The problem with hyper-partisans is that they will only listen to you if you agree with whatever litmus-test question they throw at you. Either I answer their question as they would answer it, or they move on.
Granted, they didn’t come to the post office that day to speak with me. I just happened to be standing in front of the door hoping to gather enough nominating signatures to make it on the November ballot.
But it continues to perplex me that these hyper-partisans can so quickly dismiss me based on only one question. When I get someone like that, I try to get them to see that one issue does not make a legislator, especially a good one.
And often the question is not about policy. Instead, it sounds like this, “Do you like, what do you think, how do you feel about so-and-so.” Yesterday it was all about the memo. What do you think about the memo? Do you think the memo should have been released?”
I wanted to say, “Is the 5 minutes we’ll spend debating whether the memo should or should not have been released going to fix our roads, or improve our healthcare system?”
But I don’t like it when someone avoids my question, so I tell them what I think. And the hyper-partisan either walks away or signs my petition, which is disappointing in either case.
Why should one non-policy issue makeup someone’s mind up so quickly? As an independent, I will listen to you, agree with you, and disagree with you. I am someone who can listen to others with an open mind while holding a different opinion. Honest agreement and disagreement are what I value most.

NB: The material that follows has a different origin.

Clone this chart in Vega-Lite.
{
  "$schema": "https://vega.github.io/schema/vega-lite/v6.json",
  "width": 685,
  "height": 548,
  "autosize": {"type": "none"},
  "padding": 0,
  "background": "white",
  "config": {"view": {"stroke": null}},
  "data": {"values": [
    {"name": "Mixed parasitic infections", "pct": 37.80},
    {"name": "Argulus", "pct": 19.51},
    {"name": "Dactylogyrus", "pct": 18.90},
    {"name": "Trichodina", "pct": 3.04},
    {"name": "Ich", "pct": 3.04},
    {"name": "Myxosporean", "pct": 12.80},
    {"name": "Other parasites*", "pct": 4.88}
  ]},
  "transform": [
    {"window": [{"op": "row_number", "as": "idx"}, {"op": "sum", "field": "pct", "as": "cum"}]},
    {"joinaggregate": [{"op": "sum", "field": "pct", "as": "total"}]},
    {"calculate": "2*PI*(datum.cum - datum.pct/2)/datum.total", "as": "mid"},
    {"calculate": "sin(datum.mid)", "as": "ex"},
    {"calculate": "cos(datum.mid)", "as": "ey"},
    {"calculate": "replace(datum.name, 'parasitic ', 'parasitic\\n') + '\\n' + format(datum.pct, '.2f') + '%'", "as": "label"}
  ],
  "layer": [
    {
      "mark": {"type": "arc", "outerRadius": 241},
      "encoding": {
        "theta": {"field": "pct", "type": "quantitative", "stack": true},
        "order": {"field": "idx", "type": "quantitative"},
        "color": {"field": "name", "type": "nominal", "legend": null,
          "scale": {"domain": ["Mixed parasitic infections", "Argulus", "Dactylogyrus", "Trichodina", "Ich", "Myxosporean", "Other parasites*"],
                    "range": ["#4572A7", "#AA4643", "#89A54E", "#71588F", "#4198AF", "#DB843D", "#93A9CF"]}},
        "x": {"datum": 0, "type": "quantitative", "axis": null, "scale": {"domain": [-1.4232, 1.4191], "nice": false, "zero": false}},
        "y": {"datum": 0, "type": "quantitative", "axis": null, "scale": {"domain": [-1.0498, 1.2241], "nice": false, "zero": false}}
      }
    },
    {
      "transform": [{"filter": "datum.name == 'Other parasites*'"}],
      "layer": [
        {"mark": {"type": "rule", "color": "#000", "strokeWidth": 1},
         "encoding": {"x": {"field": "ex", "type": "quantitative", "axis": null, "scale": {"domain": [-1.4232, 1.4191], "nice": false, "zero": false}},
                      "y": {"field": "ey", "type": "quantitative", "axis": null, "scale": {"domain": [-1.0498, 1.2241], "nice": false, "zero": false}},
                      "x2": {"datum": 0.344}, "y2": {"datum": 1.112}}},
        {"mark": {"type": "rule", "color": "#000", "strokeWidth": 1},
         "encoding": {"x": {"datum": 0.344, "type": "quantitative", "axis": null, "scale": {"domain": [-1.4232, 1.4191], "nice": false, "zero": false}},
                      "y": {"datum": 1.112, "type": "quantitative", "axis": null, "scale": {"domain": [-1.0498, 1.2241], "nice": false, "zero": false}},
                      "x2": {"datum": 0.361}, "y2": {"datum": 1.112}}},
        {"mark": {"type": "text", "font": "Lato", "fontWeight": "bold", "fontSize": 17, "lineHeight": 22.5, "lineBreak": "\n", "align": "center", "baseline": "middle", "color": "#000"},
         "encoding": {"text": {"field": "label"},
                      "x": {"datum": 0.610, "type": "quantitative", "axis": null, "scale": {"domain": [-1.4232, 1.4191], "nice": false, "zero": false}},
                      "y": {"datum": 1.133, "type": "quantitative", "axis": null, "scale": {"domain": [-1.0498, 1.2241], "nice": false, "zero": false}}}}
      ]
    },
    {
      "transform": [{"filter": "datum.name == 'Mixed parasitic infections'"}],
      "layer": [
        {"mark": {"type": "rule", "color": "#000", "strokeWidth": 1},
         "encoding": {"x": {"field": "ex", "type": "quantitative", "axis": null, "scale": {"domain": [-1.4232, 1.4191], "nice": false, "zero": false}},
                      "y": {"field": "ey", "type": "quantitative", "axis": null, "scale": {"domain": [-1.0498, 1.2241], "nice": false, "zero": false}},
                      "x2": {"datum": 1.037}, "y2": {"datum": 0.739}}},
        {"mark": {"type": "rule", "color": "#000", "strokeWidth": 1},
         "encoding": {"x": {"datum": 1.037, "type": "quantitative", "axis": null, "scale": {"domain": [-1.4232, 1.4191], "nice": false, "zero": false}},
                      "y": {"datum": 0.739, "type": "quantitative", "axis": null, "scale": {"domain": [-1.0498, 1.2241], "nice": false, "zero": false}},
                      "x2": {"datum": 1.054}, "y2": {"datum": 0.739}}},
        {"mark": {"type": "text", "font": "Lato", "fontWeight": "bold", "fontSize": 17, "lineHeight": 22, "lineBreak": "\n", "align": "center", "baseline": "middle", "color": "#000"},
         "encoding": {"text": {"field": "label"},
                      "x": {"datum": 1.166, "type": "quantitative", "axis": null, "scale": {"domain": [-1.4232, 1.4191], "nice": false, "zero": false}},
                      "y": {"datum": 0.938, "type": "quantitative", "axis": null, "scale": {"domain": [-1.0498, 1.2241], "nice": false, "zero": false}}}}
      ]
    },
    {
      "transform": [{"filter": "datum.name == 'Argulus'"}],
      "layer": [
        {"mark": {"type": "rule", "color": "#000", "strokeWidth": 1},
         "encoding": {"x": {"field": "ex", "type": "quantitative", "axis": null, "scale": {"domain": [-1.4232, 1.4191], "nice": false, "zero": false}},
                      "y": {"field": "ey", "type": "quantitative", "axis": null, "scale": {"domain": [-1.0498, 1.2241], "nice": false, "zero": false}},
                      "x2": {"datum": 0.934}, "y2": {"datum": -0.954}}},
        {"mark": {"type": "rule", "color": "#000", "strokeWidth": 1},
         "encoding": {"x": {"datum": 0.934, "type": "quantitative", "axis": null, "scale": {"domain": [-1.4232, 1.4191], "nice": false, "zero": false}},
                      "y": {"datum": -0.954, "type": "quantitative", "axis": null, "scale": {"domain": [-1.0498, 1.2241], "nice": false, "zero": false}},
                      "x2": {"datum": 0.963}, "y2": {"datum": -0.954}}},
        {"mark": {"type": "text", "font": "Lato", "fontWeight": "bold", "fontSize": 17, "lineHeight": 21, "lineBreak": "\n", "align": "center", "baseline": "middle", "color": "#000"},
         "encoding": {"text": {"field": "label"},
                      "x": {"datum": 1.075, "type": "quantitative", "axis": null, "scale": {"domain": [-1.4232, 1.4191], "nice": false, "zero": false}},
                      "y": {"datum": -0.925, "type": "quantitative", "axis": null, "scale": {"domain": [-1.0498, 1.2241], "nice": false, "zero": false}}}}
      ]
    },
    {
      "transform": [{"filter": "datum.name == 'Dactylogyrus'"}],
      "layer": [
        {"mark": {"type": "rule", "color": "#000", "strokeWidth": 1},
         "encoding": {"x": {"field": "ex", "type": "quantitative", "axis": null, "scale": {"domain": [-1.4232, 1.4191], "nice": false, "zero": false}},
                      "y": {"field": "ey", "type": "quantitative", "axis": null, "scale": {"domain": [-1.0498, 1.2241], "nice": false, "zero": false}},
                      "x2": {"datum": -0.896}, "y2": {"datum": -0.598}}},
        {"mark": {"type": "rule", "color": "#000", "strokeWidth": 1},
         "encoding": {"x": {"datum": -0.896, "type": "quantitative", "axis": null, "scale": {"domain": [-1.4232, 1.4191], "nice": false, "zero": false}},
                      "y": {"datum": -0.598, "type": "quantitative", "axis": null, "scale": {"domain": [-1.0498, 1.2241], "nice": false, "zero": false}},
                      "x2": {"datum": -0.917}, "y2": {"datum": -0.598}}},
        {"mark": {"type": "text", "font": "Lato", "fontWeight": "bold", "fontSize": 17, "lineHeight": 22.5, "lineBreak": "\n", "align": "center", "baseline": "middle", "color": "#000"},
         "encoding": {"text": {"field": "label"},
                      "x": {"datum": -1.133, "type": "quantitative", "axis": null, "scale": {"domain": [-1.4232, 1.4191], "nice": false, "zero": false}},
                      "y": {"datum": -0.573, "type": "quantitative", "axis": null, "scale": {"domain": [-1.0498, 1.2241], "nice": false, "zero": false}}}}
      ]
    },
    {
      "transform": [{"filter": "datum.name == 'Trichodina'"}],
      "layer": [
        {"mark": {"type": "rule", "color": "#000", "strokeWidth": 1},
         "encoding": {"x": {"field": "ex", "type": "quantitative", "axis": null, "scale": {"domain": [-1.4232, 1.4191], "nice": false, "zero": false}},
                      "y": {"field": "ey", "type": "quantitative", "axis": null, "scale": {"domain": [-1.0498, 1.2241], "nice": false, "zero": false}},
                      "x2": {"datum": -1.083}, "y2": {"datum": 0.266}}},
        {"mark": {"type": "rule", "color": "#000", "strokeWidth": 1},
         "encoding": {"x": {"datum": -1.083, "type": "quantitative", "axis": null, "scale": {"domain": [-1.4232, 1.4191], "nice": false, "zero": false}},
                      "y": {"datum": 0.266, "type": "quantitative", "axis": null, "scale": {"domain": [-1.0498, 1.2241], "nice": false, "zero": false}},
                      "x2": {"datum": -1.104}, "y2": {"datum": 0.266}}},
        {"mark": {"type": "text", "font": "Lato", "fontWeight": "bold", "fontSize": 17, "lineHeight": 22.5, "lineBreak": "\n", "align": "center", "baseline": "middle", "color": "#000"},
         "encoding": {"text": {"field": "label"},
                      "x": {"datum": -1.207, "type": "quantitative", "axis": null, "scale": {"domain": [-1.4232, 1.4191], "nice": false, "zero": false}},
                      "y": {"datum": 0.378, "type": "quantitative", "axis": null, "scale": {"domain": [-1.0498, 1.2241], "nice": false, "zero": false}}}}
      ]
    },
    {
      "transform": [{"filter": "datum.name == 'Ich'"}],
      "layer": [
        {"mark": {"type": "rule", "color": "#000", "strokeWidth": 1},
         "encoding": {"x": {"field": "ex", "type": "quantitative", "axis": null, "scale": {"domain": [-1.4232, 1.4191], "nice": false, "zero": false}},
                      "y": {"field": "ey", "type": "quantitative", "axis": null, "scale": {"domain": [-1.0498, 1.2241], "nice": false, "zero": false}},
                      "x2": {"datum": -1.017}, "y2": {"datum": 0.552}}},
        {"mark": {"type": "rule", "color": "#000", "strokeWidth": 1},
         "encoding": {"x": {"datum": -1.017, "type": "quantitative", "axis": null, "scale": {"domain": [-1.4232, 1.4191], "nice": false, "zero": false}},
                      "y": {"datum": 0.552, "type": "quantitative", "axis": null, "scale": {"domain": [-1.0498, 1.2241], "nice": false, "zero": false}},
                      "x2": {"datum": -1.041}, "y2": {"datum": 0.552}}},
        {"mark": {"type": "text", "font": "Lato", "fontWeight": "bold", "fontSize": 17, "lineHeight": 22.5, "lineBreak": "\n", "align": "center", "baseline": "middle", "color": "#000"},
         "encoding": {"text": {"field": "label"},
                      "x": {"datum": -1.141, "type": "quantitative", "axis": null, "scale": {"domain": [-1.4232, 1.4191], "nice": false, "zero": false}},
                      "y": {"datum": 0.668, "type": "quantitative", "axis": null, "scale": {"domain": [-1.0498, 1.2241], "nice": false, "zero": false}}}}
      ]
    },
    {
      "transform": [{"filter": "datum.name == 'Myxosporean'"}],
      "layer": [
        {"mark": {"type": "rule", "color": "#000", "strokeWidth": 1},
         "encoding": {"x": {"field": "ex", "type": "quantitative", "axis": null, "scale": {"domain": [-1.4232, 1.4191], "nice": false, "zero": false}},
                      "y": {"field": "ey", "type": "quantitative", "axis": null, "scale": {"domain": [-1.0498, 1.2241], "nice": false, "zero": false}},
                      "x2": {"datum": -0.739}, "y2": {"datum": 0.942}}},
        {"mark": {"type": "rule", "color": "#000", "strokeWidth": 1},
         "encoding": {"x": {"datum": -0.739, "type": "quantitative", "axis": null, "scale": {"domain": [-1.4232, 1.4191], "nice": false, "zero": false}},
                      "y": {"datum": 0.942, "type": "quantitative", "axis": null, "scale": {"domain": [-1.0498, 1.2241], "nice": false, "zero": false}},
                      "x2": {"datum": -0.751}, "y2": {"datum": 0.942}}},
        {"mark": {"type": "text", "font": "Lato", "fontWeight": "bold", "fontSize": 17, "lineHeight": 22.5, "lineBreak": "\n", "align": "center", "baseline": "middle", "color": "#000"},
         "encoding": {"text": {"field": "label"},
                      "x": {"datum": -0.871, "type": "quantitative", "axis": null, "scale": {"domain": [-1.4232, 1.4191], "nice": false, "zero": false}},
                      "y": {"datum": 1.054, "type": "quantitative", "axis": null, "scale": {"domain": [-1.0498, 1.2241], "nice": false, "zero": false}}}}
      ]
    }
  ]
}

I appreciate it when someone feels strongly about something. But if he won’t take five minutes to listen to a different view, it makes me wonder how convicted he is; how much of what he is telling me is driven by thoughtful consideration and how much by partisanship?
We live in a country where we can express ourselves freely. So why not also take the time to listen to each other? What good is the First Amendment if we won’t take the time to listen, if all it protects is our ability to hear ourselves?